A lawsuit alleging that AT&T's mobile phone customers received inferior service after the company's wireless division was sold to Cingular Wireless can proceed as a class action, a federal appeals court ruling, quoted by an Associated Press report said.
The Associated Press report said at issue was a clause in old Cingular contracts that forced customers to litigate their grievances independently, instead of grouping together for a class action lawsuit.
A three-judge panel in the 9th U.S. Circuit Court of Appeals ruled that the contract was a violation of California law.
The ruling is further condemnation of so-called 'class action waivers,' which other courts have ruled illegally shield companies engaged in potentially harmful conduct, the report said.
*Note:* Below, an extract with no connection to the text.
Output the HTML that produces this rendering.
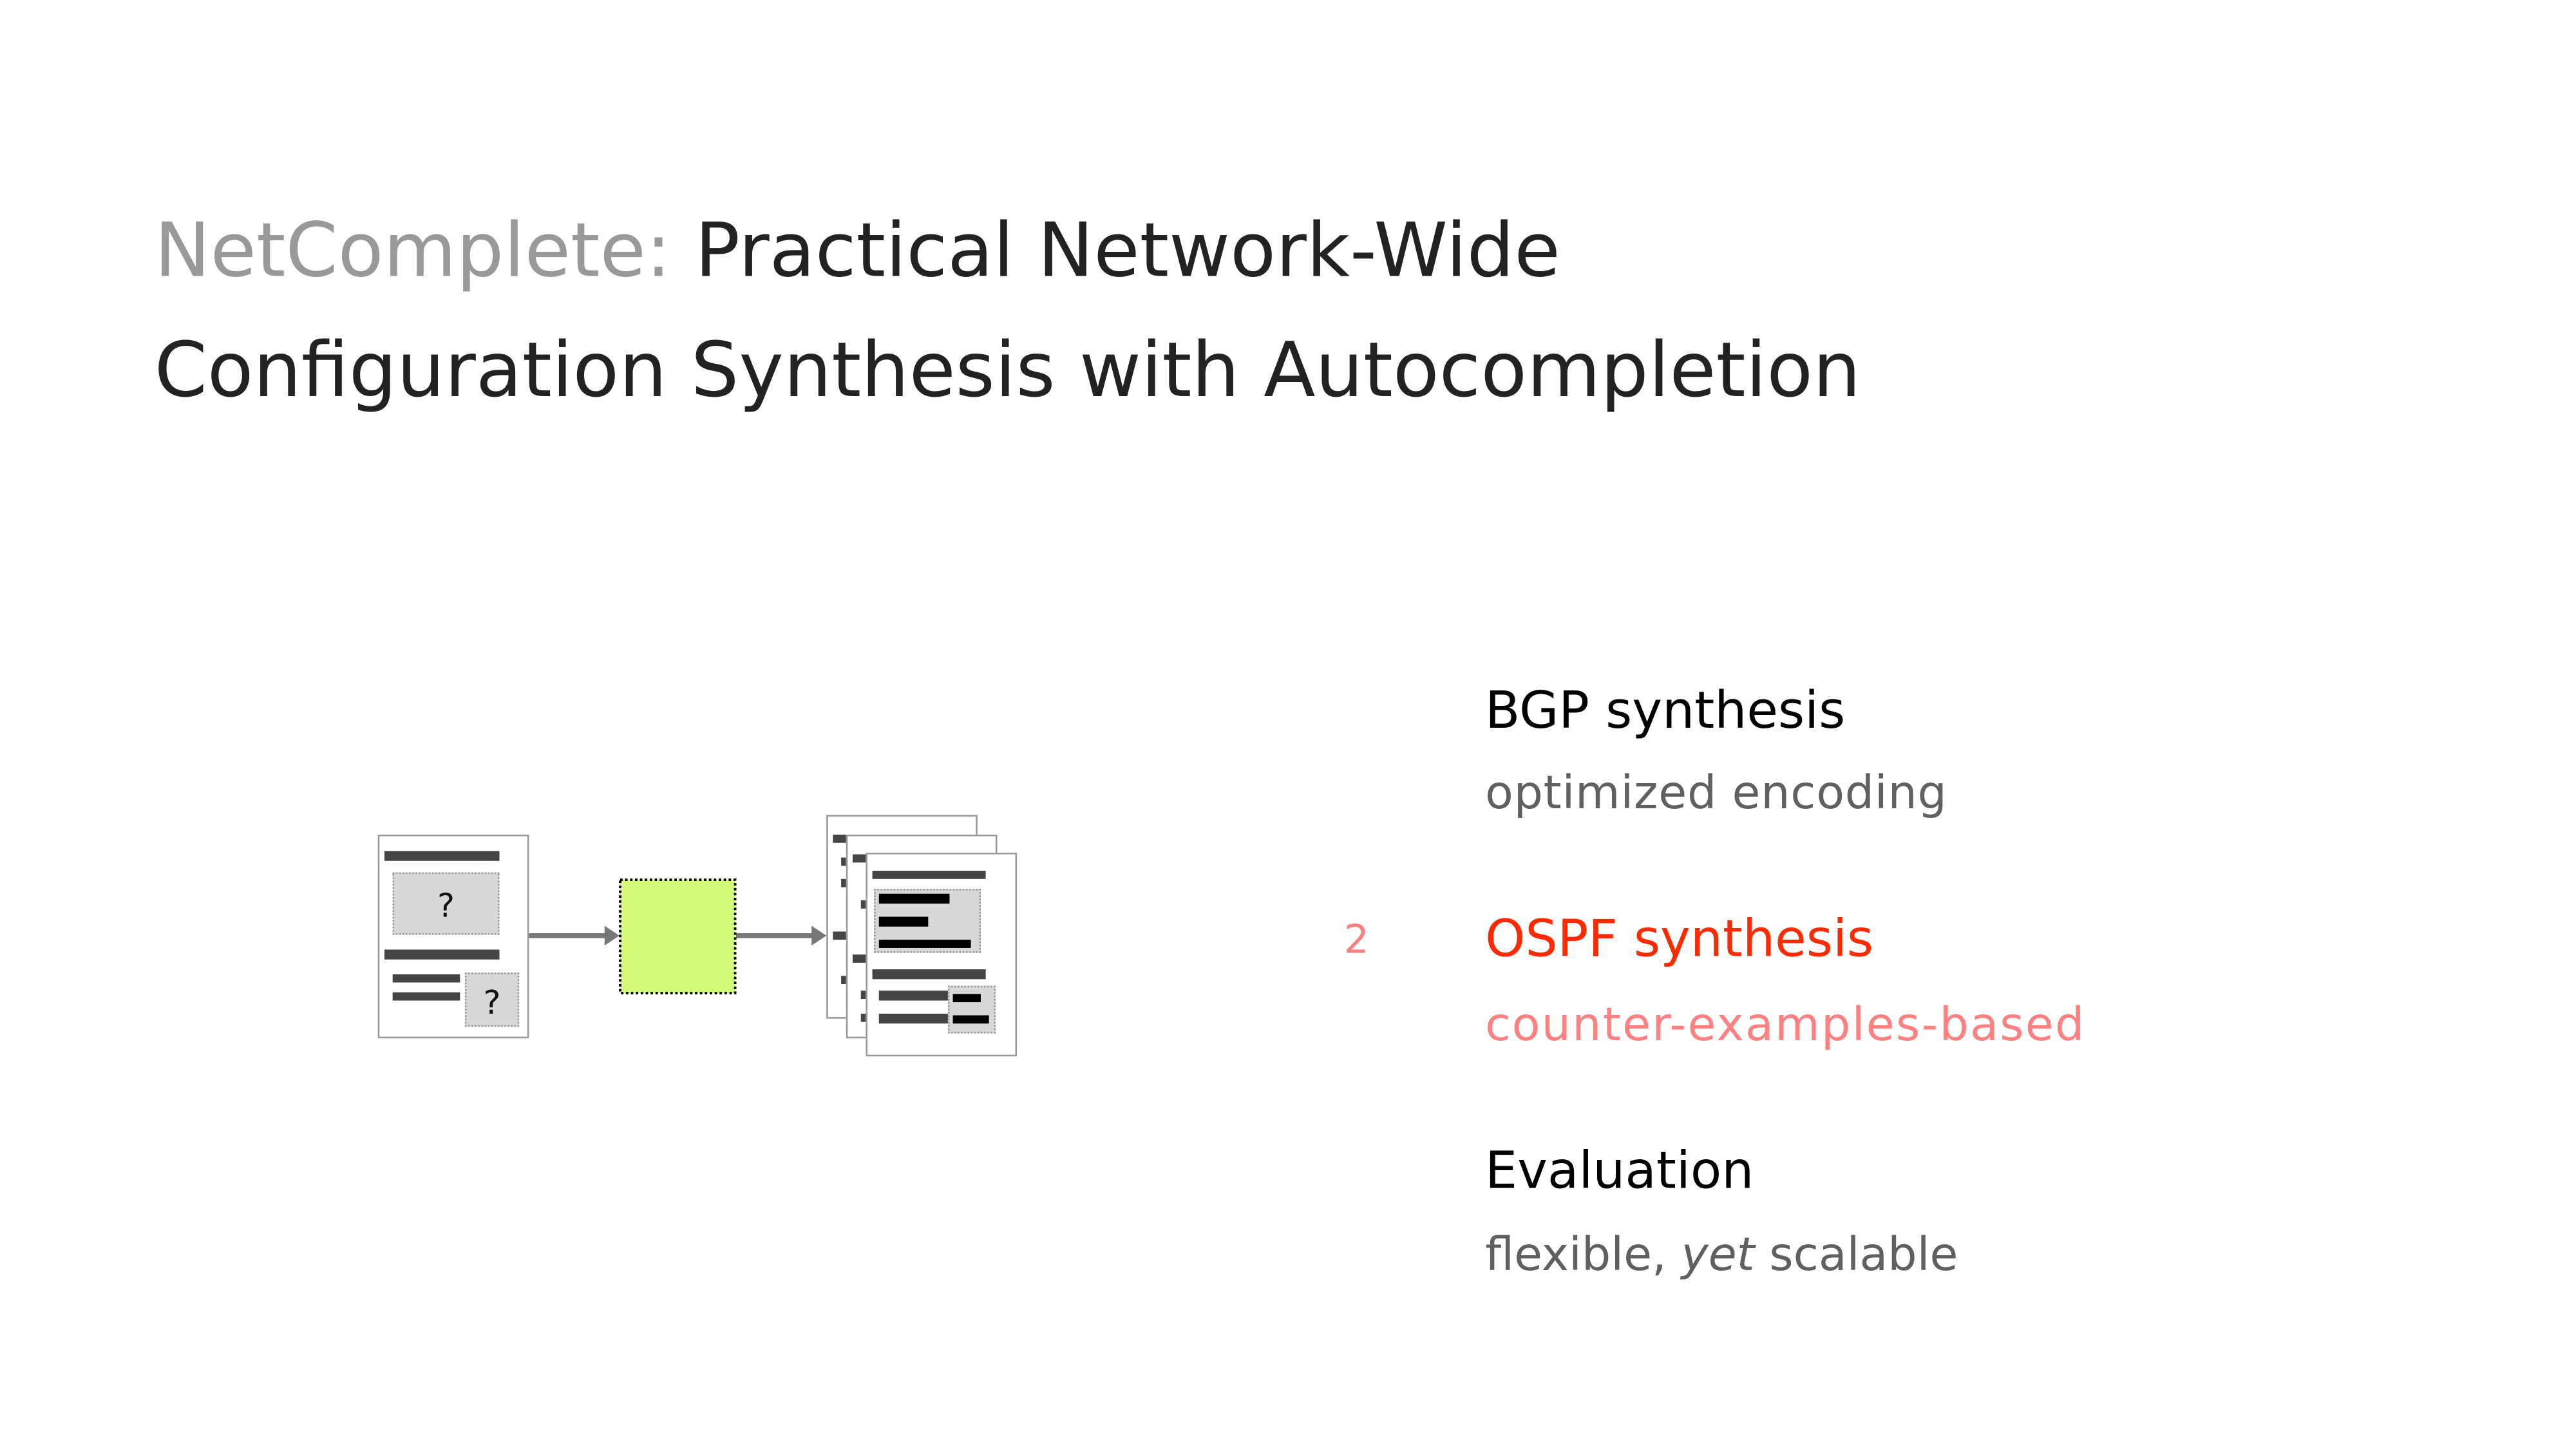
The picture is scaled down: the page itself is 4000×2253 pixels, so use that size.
<!DOCTYPE html>
<html><head><meta charset="utf-8"><style>
html,body{margin:0;padding:0;background:#fff;}
body{width:4000px;height:2250px;overflow:hidden;position:relative;}
#s{position:absolute;left:0;top:0;width:1570px;height:883px;transform:scale(2.551);transform-origin:0 0;font-family:"DejaVu Sans","Liberation Sans",sans-serif;}
.t{position:absolute;white-space:nowrap;line-height:1;}
.a{position:absolute;}
.doc{position:absolute;background:#fff;border:1px solid #999;box-sizing:border-box;}
.bar{position:absolute;background:#444;}
.blk{position:absolute;background:#000;}
.gb{position:absolute;background:#d8d8d8;border:1px dotted #999;box-sizing:border-box;font-size:20px;text-align:center;color:#111;}
</style></head><body><div id="s">
<div class="t" style="left:94px;top:130px;font-size:45.5px;color:#222;"><span style="color:#999">NetComplete:</span> Practical Network-Wide</div>
<div class="t" style="left:94px;top:202px;font-size:46px;color:#222;">Configuration Synthesis with Autocompletion</div>

<!-- left doc -->
<div class="doc" style="left:230px;top:508px;width:92px;height:124px;"></div>
<div class="bar" style="left:234px;top:518px;width:70px;height:6px;"></div>
<div class="gb" style="left:239px;top:531px;width:65px;height:38px;line-height:38px;">?</div>
<div class="bar" style="left:234px;top:578px;width:70px;height:6px;"></div>
<div class="bar" style="left:239px;top:593px;width:41px;height:5px;"></div>
<div class="bar" style="left:239px;top:604px;width:41px;height:5px;"></div>
<div class="gb" style="left:283px;top:592px;width:33px;height:33px;line-height:35px;">?</div>

<svg class="a" style="left:0;top:0" width="1570" height="883">
<line x1="322" y1="569.5" x2="370" y2="569.5" stroke="#777" stroke-width="3"/>
<polygon points="368,563.5 377,569.5 368,575.5" fill="#777"/>
<line x1="448" y1="569.5" x2="496" y2="569.5" stroke="#777" stroke-width="3"/>
<polygon points="494,563.5 503,569.5 494,575.5" fill="#777"/>
<rect x="377.5" y="535.5" width="70" height="69" fill="#d3fb77" stroke="#000" stroke-width="1.5" stroke-dasharray="1.5,1.5"/>
</svg>

<!-- stacked docs -->
<div class="doc" style="left:503px;top:496px;width:92px;height:124px;"></div>
<div class="bar" style="left:507px;top:508px;width:8px;height:5px;"></div>
<div class="bar" style="left:507px;top:567px;width:8px;height:5px;"></div>
<div class="bar" style="left:512px;top:522px;width:3px;height:5px;"></div>
<div class="bar" style="left:512px;top:535px;width:3px;height:5px;"></div>
<div class="bar" style="left:512px;top:594px;width:3px;height:5px;"></div>
<div class="doc" style="left:515px;top:508px;width:92px;height:124px;"></div>
<div class="bar" style="left:519px;top:520px;width:8px;height:5px;"></div>
<div class="bar" style="left:519px;top:581px;width:8px;height:5px;"></div>
<div class="bar" style="left:524px;top:548px;width:3px;height:5px;"></div>
<div class="bar" style="left:524px;top:603px;width:3px;height:5px;"></div>
<div class="bar" style="left:524px;top:617px;width:3px;height:5px;"></div>
<div class="doc" style="left:527px;top:519px;width:92px;height:124px;"></div>
<div class="bar" style="left:531px;top:530px;width:69px;height:5px;"></div>
<div class="gb" style="left:532px;top:541px;width:65px;height:39px;"></div>
<div class="blk" style="left:535px;top:544px;width:43px;height:6px;"></div>
<div class="blk" style="left:535px;top:558px;width:30px;height:6px;"></div>
<div class="blk" style="left:535px;top:572px;width:56px;height:5px;"></div>
<div class="bar" style="left:531px;top:590px;width:69px;height:6px;"></div>
<div class="bar" style="left:535px;top:603px;width:42px;height:6px;"></div>
<div class="bar" style="left:535px;top:617px;width:42px;height:6px;"></div>
<div class="gb" style="left:577px;top:600px;width:29px;height:29px;"></div>
<div class="blk" style="left:580px;top:605px;width:17px;height:5px;"></div>
<div class="blk" style="left:580px;top:618px;width:22px;height:5px;"></div>

<!-- right text -->
<div class="t" style="left:904px;top:418px;font-size:31px;color:#000;">BGP synthesis</div>
<div class="t" style="left:904px;top:469px;font-size:28px;color:#606060;letter-spacing:0.3px;">optimized encoding</div>
<div class="t" style="left:818px;top:560px;font-size:24px;color:#ff8080;">2</div>
<div class="t" style="left:904px;top:557px;font-size:31px;color:#ff2a00;">OSPF synthesis</div>
<div class="t" style="left:904px;top:610px;font-size:28px;color:#ff8080;letter-spacing:0.9px;">counter-examples-based</div>
<div class="t" style="left:904px;top:698px;font-size:31px;color:#000;">Evaluation</div>
<div class="t" style="left:904px;top:750px;font-size:28px;color:#606060;">flexible, <i>yet</i> scalable</div>
</div></body></html>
The court took a 'clear position protecting consumers and their right to pursue class action relief,' Bill Weinstein, one of the plaintiffs' lawyers, was quoted by the report as saying.
The case was filed as a national class action lawsuit in 2006 by Kennith Shroyer of Porterville, California, the report said.
Shroyer had switched his AT&T cell phone accounts to Cingular after Atlanta-based Cingular's $41 billion acquisition of AT&T Wireless Services in October 2004.
Shroyer claimed Cingular let AT&T's service deteriorate in a scheme to force AT&T customers to switch to Cingular under less favorable contract terms.
The US District Court for the Central District of California ordered the case into individual arbitration last year because of the class action waiver in Shroyer's contract, the report added.
The company said the ruling is based on language in an old contract, but didn't provide details as to how its new contracts differed.